Repeat the material verbatim and drop the pictures.

>> START Supplied information

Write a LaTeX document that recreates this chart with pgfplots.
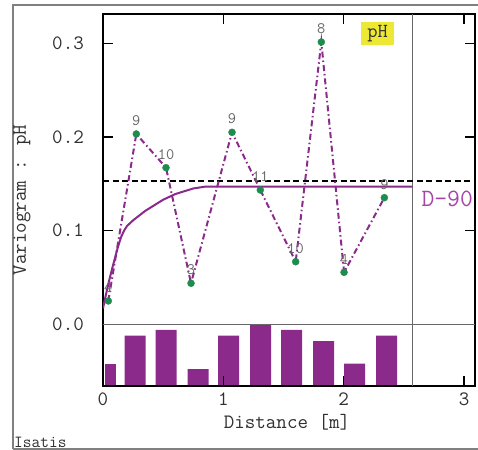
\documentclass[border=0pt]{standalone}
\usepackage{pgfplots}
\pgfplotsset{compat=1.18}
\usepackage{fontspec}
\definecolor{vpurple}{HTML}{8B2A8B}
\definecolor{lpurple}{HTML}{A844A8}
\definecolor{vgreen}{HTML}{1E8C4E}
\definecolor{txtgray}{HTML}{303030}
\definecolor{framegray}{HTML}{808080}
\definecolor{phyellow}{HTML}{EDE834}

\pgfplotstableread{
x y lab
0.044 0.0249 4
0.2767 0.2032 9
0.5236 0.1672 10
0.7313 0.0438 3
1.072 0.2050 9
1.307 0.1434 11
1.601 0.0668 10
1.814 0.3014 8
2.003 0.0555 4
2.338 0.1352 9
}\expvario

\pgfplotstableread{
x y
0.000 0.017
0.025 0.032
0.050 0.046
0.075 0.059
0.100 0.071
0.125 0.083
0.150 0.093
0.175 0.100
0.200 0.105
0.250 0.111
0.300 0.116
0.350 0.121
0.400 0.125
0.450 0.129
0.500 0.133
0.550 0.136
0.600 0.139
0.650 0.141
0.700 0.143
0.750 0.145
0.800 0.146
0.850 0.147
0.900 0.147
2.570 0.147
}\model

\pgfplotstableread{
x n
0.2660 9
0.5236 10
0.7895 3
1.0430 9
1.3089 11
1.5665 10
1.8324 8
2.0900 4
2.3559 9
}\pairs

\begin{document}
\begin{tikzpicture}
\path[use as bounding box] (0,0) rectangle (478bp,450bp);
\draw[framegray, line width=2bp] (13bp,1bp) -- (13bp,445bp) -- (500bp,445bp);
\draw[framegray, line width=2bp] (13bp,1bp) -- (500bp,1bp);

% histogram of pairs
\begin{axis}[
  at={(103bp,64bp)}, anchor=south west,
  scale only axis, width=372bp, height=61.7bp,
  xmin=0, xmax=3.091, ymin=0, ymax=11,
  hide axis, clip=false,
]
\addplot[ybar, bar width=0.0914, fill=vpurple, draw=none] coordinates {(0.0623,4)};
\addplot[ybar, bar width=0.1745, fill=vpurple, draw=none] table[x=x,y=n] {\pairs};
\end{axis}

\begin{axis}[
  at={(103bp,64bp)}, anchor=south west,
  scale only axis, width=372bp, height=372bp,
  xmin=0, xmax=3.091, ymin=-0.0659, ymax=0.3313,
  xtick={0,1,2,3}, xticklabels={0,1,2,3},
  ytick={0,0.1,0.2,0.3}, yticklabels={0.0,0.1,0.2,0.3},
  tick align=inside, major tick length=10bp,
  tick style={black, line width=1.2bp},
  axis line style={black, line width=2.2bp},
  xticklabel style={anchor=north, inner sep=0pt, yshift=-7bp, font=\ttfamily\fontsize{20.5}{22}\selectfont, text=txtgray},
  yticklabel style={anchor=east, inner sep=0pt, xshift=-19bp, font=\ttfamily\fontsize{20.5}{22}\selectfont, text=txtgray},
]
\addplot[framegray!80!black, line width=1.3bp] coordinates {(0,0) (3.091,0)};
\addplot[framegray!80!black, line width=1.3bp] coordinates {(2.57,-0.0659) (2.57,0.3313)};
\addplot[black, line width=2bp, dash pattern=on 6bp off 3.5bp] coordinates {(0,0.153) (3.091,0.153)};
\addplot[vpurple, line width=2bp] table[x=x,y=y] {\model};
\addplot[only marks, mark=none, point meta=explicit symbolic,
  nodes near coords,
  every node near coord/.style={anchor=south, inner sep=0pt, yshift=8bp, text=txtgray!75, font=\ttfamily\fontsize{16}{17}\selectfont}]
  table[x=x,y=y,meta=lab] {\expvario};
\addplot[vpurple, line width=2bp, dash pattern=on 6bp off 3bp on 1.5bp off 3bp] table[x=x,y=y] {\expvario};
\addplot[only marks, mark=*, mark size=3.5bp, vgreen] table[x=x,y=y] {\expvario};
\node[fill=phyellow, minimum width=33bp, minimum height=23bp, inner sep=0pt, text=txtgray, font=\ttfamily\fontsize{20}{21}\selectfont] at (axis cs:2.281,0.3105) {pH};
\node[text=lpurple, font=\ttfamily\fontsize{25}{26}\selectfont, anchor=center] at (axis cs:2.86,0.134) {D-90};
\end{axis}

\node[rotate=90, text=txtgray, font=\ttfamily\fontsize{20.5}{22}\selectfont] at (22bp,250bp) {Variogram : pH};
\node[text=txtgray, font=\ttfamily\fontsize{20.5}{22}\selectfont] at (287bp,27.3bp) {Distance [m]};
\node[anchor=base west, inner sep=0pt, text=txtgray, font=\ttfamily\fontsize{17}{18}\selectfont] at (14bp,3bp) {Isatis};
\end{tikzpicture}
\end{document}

>> END Supplied information

• Result for this task:
Write a LaTeX document that recreates this chart with pgfplots.
\documentclass[border=0pt]{standalone}
\usepackage{pgfplots}
\pgfplotsset{compat=1.18}
\usepackage{fontspec}
\definecolor{vpurple}{HTML}{8B2A8B}
\definecolor{lpurple}{HTML}{A844A8}
\definecolor{vgreen}{HTML}{1E8C4E}
\definecolor{txtgray}{HTML}{303030}
\definecolor{framegray}{HTML}{808080}
\definecolor{phyellow}{HTML}{EDE834}

\pgfplotstableread{
x y lab
0.044 0.0249 4
0.2767 0.2032 9
0.5236 0.1672 10
0.7313 0.0438 3
1.072 0.2050 9
1.307 0.1434 11
1.601 0.0668 10
1.814 0.3014 8
2.003 0.0555 4
2.338 0.1352 9
}\expvario

\pgfplotstableread{
x y
0.000 0.017
0.025 0.032
0.050 0.046
0.075 0.059
0.100 0.071
0.125 0.083
0.150 0.093
0.175 0.100
0.200 0.105
0.250 0.111
0.300 0.116
0.350 0.121
0.400 0.125
0.450 0.129
0.500 0.133
0.550 0.136
0.600 0.139
0.650 0.141
0.700 0.143
0.750 0.145
0.800 0.146
0.850 0.147
0.900 0.147
2.570 0.147
}\model

\pgfplotstableread{
x n
0.2660 9
0.5236 10
0.7895 3
1.0430 9
1.3089 11
1.5665 10
1.8324 8
2.0900 4
2.3559 9
}\pairs

\begin{document}
\begin{tikzpicture}
\path[use as bounding box] (0,0) rectangle (478bp,450bp);
\draw[framegray, line width=2bp] (13bp,1bp) -- (13bp,445bp) -- (500bp,445bp);
\draw[framegray, line width=2bp] (13bp,1bp) -- (500bp,1bp);

% histogram of pairs
\begin{axis}[
  at={(103bp,64bp)}, anchor=south west,
  scale only axis, width=372bp, height=61.7bp,
  xmin=0, xmax=3.091, ymin=0, ymax=11,
  hide axis, clip=false,
]
\addplot[ybar, bar width=0.0914, fill=vpurple, draw=none] coordinates {(0.0623,4)};
\addplot[ybar, bar width=0.1745, fill=vpurple, draw=none] table[x=x,y=n] {\pairs};
\end{axis}

\begin{axis}[
  at={(103bp,64bp)}, anchor=south west,
  scale only axis, width=372bp, height=372bp,
  xmin=0, xmax=3.091, ymin=-0.0659, ymax=0.3313,
  xtick={0,1,2,3}, xticklabels={0,1,2,3},
  ytick={0,0.1,0.2,0.3}, yticklabels={0.0,0.1,0.2,0.3},
  tick align=inside, major tick length=10bp,
  tick style={black, line width=1.2bp},
  axis line style={black, line width=2.2bp},
  xticklabel style={anchor=north, inner sep=0pt, yshift=-7bp, font=\ttfamily\fontsize{20.5}{22}\selectfont, text=txtgray},
  yticklabel style={anchor=east, inner sep=0pt, xshift=-19bp, font=\ttfamily\fontsize{20.5}{22}\selectfont, text=txtgray},
]
\addplot[framegray!80!black, line width=1.3bp] coordinates {(0,0) (3.091,0)};
\addplot[framegray!80!black, line width=1.3bp] coordinates {(2.57,-0.0659) (2.57,0.3313)};
\addplot[black, line width=2bp, dash pattern=on 6bp off 3.5bp] coordinates {(0,0.153) (3.091,0.153)};
\addplot[vpurple, line width=2bp] table[x=x,y=y] {\model};
\addplot[only marks, mark=none, point meta=explicit symbolic,
  nodes near coords,
  every node near coord/.style={anchor=south, inner sep=0pt, yshift=8bp, text=txtgray!75, font=\ttfamily\fontsize{16}{17}\selectfont}]
  table[x=x,y=y,meta=lab] {\expvario};
\addplot[vpurple, line width=2bp, dash pattern=on 6bp off 3bp on 1.5bp off 3bp] table[x=x,y=y] {\expvario};
\addplot[only marks, mark=*, mark size=3.5bp, vgreen] table[x=x,y=y] {\expvario};
\node[fill=phyellow, minimum width=33bp, minimum height=23bp, inner sep=0pt, text=txtgray, font=\ttfamily\fontsize{20}{21}\selectfont] at (axis cs:2.281,0.3105) {pH};
\node[text=lpurple, font=\ttfamily\fontsize{25}{26}\selectfont, anchor=center] at (axis cs:2.86,0.134) {D-90};
\end{axis}

\node[rotate=90, text=txtgray, font=\ttfamily\fontsize{20.5}{22}\selectfont] at (22bp,250bp) {Variogram : pH};
\node[text=txtgray, font=\ttfamily\fontsize{20.5}{22}\selectfont] at (287bp,27.3bp) {Distance [m]};
\node[anchor=base west, inner sep=0pt, text=txtgray, font=\ttfamily\fontsize{17}{18}\selectfont] at (14bp,3bp) {Isatis};
\end{tikzpicture}
\end{document}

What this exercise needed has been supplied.